A weekend ESP32 weather station that reports temperature, humidity and pressure to MQTT, with one sensor that lies about the temperature.

A soldering iron and electronics components on a bench

There is now an ESP32 on my windowsill that thinks it's a weather station. It reads a BME280 over I2C, temperature, humidity and pressure, and pushes them to MQTT every thirty seconds. Home Assistant draws nice little graphs. On a good day it is genuinely useful.

The "mostly" is doing some work in that title. The BME280 sits a few millimetres from the ESP32's own regulator and wifi radio, both of which produce heat, so the temperature reads consistently two to three degrees high. I knew this would happen and built it anyway, because I wanted the thing running before I cared about it being right.

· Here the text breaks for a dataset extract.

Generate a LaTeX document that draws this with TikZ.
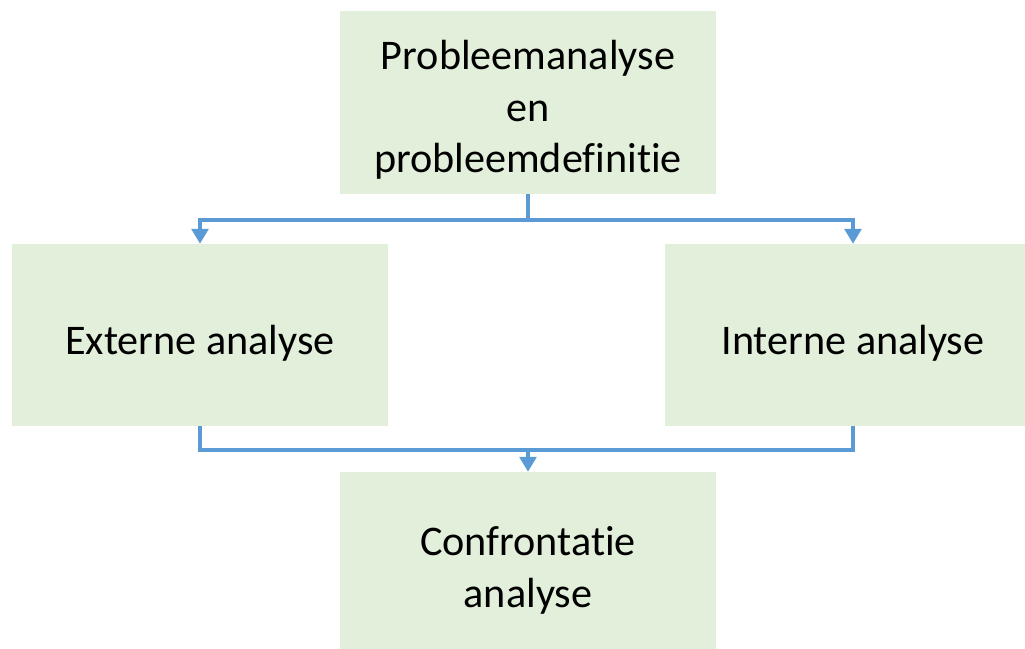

Classic.

The honest fix is to move the sensor off the board on a short flying lead, away from anything warm. I've ordered a longer JST cable for exactly this and it has been "ordered" for about a week. In the meantime I subtract 2.5°C in the Home Assistant template and pretend that's calibration rather than a fudge factor.

Pressure and humidity, mercifully, don't care about the heat soak and have been spot on against the Met Office figures for my area. Two out of three sensors honest is, for a Saturday afternoon and three jumper wires, a perfectly acceptable hit rate.